>>>

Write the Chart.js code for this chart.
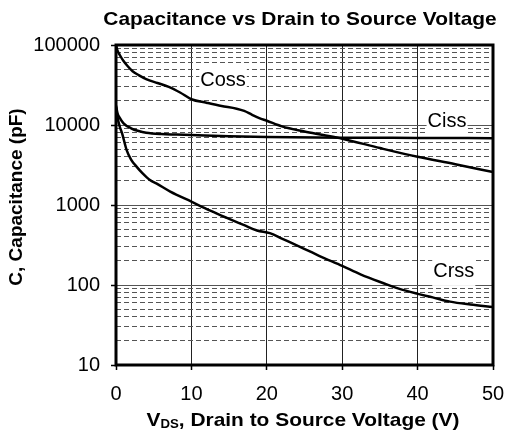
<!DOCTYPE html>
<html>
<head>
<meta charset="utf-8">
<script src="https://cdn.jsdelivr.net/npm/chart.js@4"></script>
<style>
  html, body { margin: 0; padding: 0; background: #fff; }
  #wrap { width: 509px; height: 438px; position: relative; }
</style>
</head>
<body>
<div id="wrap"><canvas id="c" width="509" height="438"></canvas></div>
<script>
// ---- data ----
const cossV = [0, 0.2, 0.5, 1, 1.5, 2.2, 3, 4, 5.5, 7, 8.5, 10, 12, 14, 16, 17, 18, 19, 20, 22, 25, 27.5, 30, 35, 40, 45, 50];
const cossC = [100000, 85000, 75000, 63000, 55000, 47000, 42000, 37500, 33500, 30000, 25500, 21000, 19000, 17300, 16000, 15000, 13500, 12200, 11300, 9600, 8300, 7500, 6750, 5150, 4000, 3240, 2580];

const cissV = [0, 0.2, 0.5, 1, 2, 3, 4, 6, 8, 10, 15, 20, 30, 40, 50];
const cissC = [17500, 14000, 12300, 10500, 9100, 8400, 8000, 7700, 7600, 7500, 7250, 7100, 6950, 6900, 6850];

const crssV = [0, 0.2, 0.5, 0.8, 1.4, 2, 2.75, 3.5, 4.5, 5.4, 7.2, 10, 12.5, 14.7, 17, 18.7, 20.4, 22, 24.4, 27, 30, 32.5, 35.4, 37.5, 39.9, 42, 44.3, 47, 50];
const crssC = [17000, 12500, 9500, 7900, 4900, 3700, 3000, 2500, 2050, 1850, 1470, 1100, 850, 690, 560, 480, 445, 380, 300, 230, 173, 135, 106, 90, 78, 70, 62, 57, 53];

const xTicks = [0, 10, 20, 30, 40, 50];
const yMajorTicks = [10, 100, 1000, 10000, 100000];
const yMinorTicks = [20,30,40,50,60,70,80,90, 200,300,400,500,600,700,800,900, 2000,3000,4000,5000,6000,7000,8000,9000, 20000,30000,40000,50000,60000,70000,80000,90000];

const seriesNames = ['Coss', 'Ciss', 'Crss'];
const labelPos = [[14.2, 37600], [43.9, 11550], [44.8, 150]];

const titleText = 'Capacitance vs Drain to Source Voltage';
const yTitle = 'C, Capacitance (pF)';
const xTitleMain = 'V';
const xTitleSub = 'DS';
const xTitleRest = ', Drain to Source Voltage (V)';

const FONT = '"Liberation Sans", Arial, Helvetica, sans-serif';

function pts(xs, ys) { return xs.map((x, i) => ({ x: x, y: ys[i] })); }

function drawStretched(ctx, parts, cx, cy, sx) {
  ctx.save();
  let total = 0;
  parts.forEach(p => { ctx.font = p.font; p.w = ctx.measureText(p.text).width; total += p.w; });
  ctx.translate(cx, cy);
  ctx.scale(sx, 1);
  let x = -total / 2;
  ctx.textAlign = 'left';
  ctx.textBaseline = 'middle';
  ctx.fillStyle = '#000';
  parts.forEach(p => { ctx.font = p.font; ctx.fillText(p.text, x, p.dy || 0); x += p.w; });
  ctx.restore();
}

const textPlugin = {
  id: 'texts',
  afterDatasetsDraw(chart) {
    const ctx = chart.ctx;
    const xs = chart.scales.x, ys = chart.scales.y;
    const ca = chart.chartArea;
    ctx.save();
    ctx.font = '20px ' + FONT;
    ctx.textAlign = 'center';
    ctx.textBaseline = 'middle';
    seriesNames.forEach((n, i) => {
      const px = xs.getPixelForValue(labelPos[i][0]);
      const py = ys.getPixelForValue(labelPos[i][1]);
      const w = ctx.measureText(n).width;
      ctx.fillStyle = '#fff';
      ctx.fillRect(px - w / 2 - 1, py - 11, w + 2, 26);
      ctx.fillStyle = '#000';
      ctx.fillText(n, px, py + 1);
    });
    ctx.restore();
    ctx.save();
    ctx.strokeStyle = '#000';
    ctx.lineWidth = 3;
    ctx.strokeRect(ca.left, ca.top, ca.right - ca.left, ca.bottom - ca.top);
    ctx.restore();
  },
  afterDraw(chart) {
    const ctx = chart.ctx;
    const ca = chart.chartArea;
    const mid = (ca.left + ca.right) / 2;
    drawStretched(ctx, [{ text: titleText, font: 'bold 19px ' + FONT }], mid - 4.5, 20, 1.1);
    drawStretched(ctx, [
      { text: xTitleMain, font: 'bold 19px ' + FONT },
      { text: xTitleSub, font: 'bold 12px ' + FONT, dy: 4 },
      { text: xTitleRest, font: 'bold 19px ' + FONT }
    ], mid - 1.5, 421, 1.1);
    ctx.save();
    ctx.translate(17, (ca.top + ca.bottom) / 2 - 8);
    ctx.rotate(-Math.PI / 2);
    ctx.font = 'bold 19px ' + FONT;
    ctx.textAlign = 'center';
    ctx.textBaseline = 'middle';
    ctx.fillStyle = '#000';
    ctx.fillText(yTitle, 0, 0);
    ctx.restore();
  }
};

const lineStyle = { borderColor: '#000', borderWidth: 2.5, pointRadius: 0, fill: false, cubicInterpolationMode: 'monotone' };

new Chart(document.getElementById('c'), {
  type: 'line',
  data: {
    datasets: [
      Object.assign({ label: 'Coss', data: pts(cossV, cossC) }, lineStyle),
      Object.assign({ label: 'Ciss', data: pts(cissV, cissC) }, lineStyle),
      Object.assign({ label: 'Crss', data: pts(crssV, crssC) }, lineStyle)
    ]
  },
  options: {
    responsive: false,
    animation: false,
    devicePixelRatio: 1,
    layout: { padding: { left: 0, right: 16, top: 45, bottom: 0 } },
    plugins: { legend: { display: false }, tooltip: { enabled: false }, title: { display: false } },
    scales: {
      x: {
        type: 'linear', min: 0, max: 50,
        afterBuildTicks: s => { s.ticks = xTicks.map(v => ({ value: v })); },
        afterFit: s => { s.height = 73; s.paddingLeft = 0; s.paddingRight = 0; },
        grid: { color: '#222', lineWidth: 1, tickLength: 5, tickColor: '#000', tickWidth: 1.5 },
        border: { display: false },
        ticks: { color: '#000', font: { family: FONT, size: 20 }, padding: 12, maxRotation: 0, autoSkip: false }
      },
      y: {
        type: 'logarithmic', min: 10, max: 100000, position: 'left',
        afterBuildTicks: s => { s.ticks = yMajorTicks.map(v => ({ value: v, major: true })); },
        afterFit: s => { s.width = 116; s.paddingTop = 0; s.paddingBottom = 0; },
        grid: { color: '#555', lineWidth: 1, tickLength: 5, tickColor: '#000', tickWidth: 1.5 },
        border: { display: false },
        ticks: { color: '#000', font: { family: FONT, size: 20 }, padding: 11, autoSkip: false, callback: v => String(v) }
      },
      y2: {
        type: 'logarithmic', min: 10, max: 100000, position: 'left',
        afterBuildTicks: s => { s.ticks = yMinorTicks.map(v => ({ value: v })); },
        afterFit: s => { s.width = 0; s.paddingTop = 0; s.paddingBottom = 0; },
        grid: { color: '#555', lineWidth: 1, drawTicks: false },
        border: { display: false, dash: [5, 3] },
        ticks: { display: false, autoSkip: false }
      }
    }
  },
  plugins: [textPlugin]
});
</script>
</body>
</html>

<<<

• Aim: Pictures stay out. Print the data exactly, from its first line through the line containing "4000, 3240, 2580];".

• Reply:
Write the Chart.js code for this chart.
<!DOCTYPE html>
<html>
<head>
<meta charset="utf-8">
<script src="https://cdn.jsdelivr.net/npm/chart.js@4"></script>
<style>
  html, body { margin: 0; padding: 0; background: #fff; }
  #wrap { width: 509px; height: 438px; position: relative; }
</style>
</head>
<body>
<div id="wrap"><canvas id="c" width="509" height="438"></canvas></div>
<script>
// ---- data ----
const cossV = [0, 0.2, 0.5, 1, 1.5, 2.2, 3, 4, 5.5, 7, 8.5, 10, 12, 14, 16, 17, 18, 19, 20, 22, 25, 27.5, 30, 35, 40, 45, 50];
const cossC = [100000, 85000, 75000, 63000, 55000, 47000, 42000, 37500, 33500, 30000, 25500, 21000, 19000, 17300, 16000, 15000, 13500, 12200, 11300, 9600, 8300, 7500, 6750, 5150, 4000, 3240, 2580];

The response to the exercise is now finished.